The more important question is what do you do with these feelings?
Because I also get jealous of football, or the phone, or anything really. Hey if I need his attention and I cant have it, guess what ... I'm jealous. Does that mean he should never watch football or look at his cell phone? Obviously no. What I do with it is say to myself, this is momentary, it will pass, I love him, he loves me. yadda yadda, whatever you do to cope when you have unpleasant feelings.
What bothers me much much more than jealousy are two things. Lying and being left out. Which essentially come down to the same point. I'd rather know, hey you wanna fuck Suzy next door? great! lets talk about it. Jealousy is a knee jerk reaction. It happens, I/we cant control it. But on the other side of that? Oh my god, it gets quite amazing. Like yes please, this can go so many ways!

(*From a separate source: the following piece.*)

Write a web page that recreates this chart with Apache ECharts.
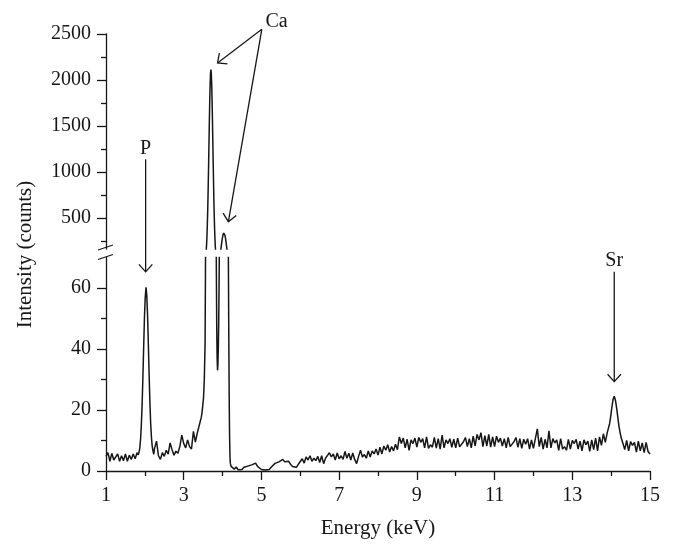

Lets go see if Suzy's husband is hot so we can swap. Boom, Swinger party time.
Oh she's single? Well lets see if she likes girls. Boom, threesome fun!
Oh you want to play with her alone? (jealous again, but I can work thru it).
Because the next thing for me is fuck ya, tell me how hot this chick is and how bad she wants your cock and I cant wait to be involved in allowing her to have some. (please let me suck your dick after you fuck her!) And I can go have some one-on-one fun with someone too, win-win.
I guess the hottest thing about being able to get thru the jealousy is that the other side can be so amazingly fun. Ya, the initial conversation is awkward and scary but do it anyway. Be gentle, be kind, be compassionate. Share fantasies no matter how crazy. Let the jealousy come and go and talk about it! Allow space for jealousy, thats the only way you'll get thru it.